** DATA PROVIDED **
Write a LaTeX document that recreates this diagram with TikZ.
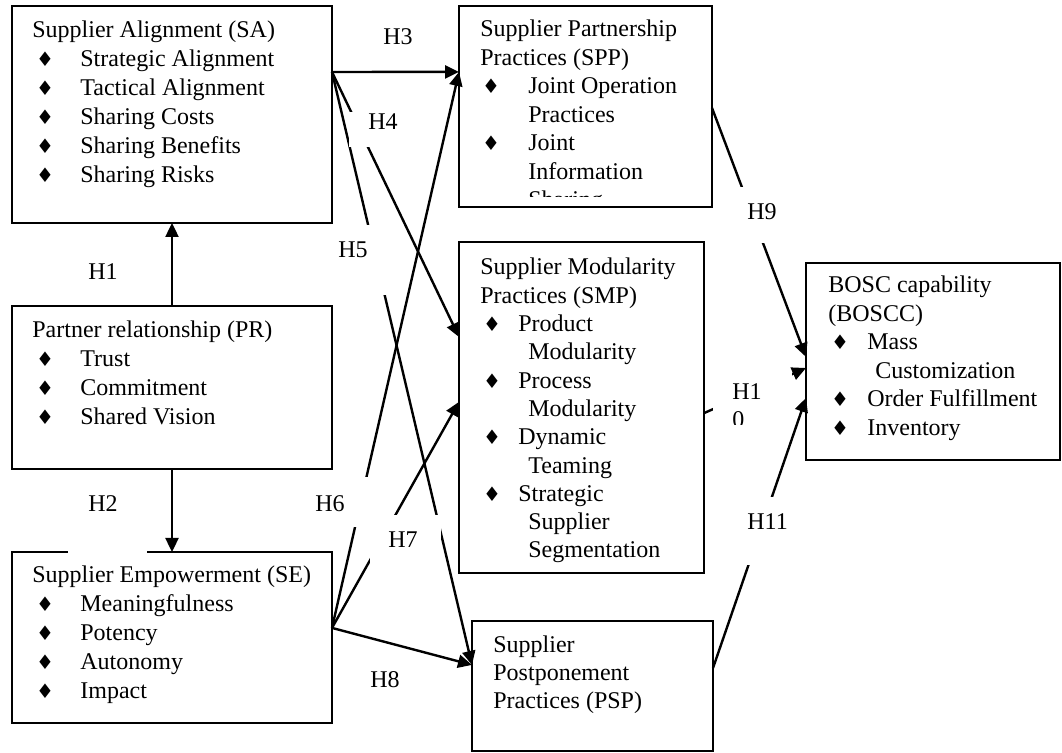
\documentclass[tikz,border=0pt]{standalone}
\usepackage{fontspec}
\setmainfont{Liberation Serif}
\newfontfamily\symfont{DejaVu Sans}
\usetikzlibrary{arrows.meta,calc}
% bullet glyph and a bullet cell of given width with a given lead-in
\newcommand\bul{{\symfont\fontsize{10}{10}\selectfont ♦}}
\newcommand\bl[2]{\makebox[#1][l]{\hspace{#2}\bul}}
\begin{document}
\begin{tikzpicture}[x=0.5pt,y=-0.5pt,
  box/.style={draw, line width=1pt, inner sep=0pt, outer sep=0pt, anchor=north west},
  txt/.style={anchor=base west, inner sep=0pt, font=\fontsize{12}{#1}\selectfont},
  lbl/.style={anchor=base west, inner sep=0pt, font=\fontsize{12}{14}\selectfont},
  conn/.style={line width=1.2pt, -{Triangle[length=7pt,width=6.5pt]}},
  mask/.style={fill=white}]
\useasboundingbox (0,0) rectangle (1062,753);

% ---- construct boxes
\node[box, minimum width=160pt, minimum height=108.5pt] (sa)    at (12,6)   {};
\node[box, minimum width=160pt, minimum height=81.5pt]  (pr)    at (12,306) {};
\node[box, minimum width=160pt, minimum height=85.5pt]  (se)    at (12,552) {};
\node[box, minimum width=126.5pt, minimum height=100.5pt] (spp) at (459,6)  {};
\node[box, minimum width=122.5pt, minimum height=165.5pt] (smp) at (459,242) {};
\node[box, minimum width=120.5pt, minimum height=65pt]  (psp)   at (472,621) {};
\node[box, minimum width=127pt, minimum height=98.5pt]  (bosc)  at (806,263) {};

% ---- box contents
\node[txt=14.5pt] (sa-t) at (32,38) {\begin{tabular}[t]{@{}l@{}l@{}}
\multicolumn{2}{@{}l@{}}{Supplier Alignment (SA)}\\
\bl{24pt}{1.9pt} & Strategic Alignment\\
\bl{24pt}{1.9pt} & Tactical Alignment\\
\bl{24pt}{1.9pt} & Sharing Costs\\
\bl{24pt}{1.9pt} & Sharing Benefits\\
\bl{24pt}{1.9pt} & Sharing Risks
\end{tabular}};

\node[txt=14.5pt] (pr-t) at (32,338) {\begin{tabular}[t]{@{}l@{}l@{}}
\multicolumn{2}{@{}l@{}}{Partner relationship (PR)}\\
\bl{24pt}{1.9pt} & Trust\\
\bl{24pt}{1.9pt} & Commitment\\
\bl{24pt}{1.9pt} & Shared Vision
\end{tabular}};

\node[txt=14.5pt] (se-t) at (32,583) {\begin{tabular}[t]{@{}l@{}l@{}}
\multicolumn{2}{@{}l@{}}{Supplier Empowerment (SE)}\\
\bl{24pt}{1.9pt} & Meaningfulness\\
\bl{24pt}{1.9pt} & Potency\\
\bl{24pt}{1.9pt} & Autonomy\\
\bl{24pt}{1.9pt} & Impact
\end{tabular}};

\begin{scope}
\clip (spp.north west) rectangle ($(spp.south east)+(0,-10)$);
\node[txt=14.25pt] (spp-t) at (480,37) {\begin{tabular}[t]{@{}l@{}l@{}}
\multicolumn{2}{@{}l@{}}{Supplier Partnership}\\
\multicolumn{2}{@{}l@{}}{Practices (SPP)}\\
\bl{24pt}{0.9pt} & Joint Operation\\
 & Practices\\
\bl{24pt}{0.9pt} & Joint\\
 & Information\\
 & Sharing
\end{tabular}};
\end{scope}

\node[txt=14.15pt] (smp-t) at (480,275) {\begin{tabular}[t]{@{}l@{}l@{}}
\multicolumn{2}{@{}l@{}}{Supplier Modularity}\\
\multicolumn{2}{@{}l@{}}{Practices (SMP)}\\
\bl{19pt}{1.4pt} & Product\\
 & \hspace{5pt}Modularity\\
\bl{19pt}{1.4pt} & Process\\
 & \hspace{5pt}Modularity\\
\bl{19pt}{1.4pt} & Dynamic\\
 & \hspace{5pt}Teaming\\
\bl{19pt}{1.4pt} & Strategic\\
 & \hspace{5pt}Supplier\\
 & \hspace{5pt}Segmentation
\end{tabular}};

\node[txt=14.25pt] (bosc-t) at (828,293) {\begin{tabular}[t]{@{}l@{}l@{}}
\multicolumn{2}{@{}l@{}}{BOSC capability}\\
\multicolumn{2}{@{}l@{}}{(BOSCC)}\\
\bl{19.5pt}{1.4pt} & Mass\\
 & \hspace{4pt}Customization\\
\bl{19.5pt}{1.4pt} & Order Fulfillment\\
\bl{19.5pt}{1.4pt} & Inventory
\end{tabular}};

\node[txt=13.9pt] (psp-t) at (493,653) {\begin{tabular}[t]{@{}l@{}}
Supplier\\ Postponement\\ Practices (PSP)
\end{tabular}};

% ---- connector ports on box edges
\coordinate (sa-o)  at ($(sa.north east)!0.304!(sa.south east)$);
\coordinate (se-o)  at ($(se.north east)!0.444!(se.south east)$);
\coordinate (spp-i) at ($(spp.north west)!0.328!(spp.south west)$);
\coordinate (spp-o) at ($(spp.north east)!0.507!(spp.south east)$);
\coordinate (smp-i4) at ($(smp.north west)!0.287!(smp.south west)$);
\coordinate (smp-i7) at ($(smp.north west)!0.483!(smp.south west)$);
\coordinate (smp-o) at ($(smp.north east)!0.517!(smp.south east)$);
\coordinate (psp-i) at ($(psp.north west)!0.338!(psp.south west)$);
\coordinate (psp-o) at ($(psp.north east)!0.362!(psp.south east)$);
\coordinate (bosc-i9)  at ($(bosc.north west)!0.477!(bosc.south west)$);
\coordinate (bosc-i10) at ($(bosc.north west)!0.533!(bosc.south west)$);
\coordinate (bosc-i11) at ($(bosc.north west)!0.685!(bosc.south west)$);

% ---- hypothesis connectors
\draw[conn] (pr.north) -- (sa.south);
\draw[conn] (pr.south) -- (se.north);
\draw[conn] (sa-o) -- (spp-i);
\draw[conn] (sa-o) -- (smp-i4);
\draw[conn] (sa-o) -- (psp-i);
\draw[conn] (se-o) -- (spp-i);
\draw[conn] (se-o) -- (smp-i7);
\draw[conn] (se-o) -- (psp-i);
\draw[conn] (spp-o) -- (bosc-i9);
\draw[conn] (smp-o) -- (bosc-i10);
\draw[conn] (psp-o) -- (bosc-i11);

% ---- opaque label backgrounds
\fill[mask] (68,480) rectangle (147,553.5);
\fill[mask] (349,112) rectangle (425,147);
\fill[mask] (336,225) rectangle (400,295);
\fill[mask] (305,477) rectangle (375,527);
\fill[mask] (370,515) rectangle (441,570);
\fill[mask] (735,187) rectangle (790,243);
\fill[mask] (740,497) rectangle (800,565);

% ---- hypothesis labels
\node[lbl] (h1) at (88,280) {H1};
\node[lbl] (h2) at (88,512) {H2};
\node[lbl] (h3) at (383,45) {H3};
\node[lbl] (h4) at (368,130) {H4};
\node[lbl] (h5) at (338,258) {H5};
\node[lbl] (h6) at (315,512) {H6};
\node[lbl] (h7) at (388,548) {H7};
\node[lbl] (h8) at (370,688) {H8};
\node[lbl] (h9) at (747,220) {H9};
\node[lbl] (h11) at (747,530) {H11};
\begin{scope}
\clip (713,372) rectangle (792,425);
\fill[mask] (713,372) rectangle (792,425);
\node[lbl] (h10) at (732,400) {\begin{tabular}[t]{@{}l@{}}H1\\0\end{tabular}};
\end{scope}
\end{tikzpicture}
\end{document}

** TASK REQUIREMENTS **
Show the lines of the data that hold the word "with".

** CORRECT ANSWER **
Write a LaTeX document that recreates this diagram with TikZ.
% bullet glyph and a bullet cell of given width with a given lead-in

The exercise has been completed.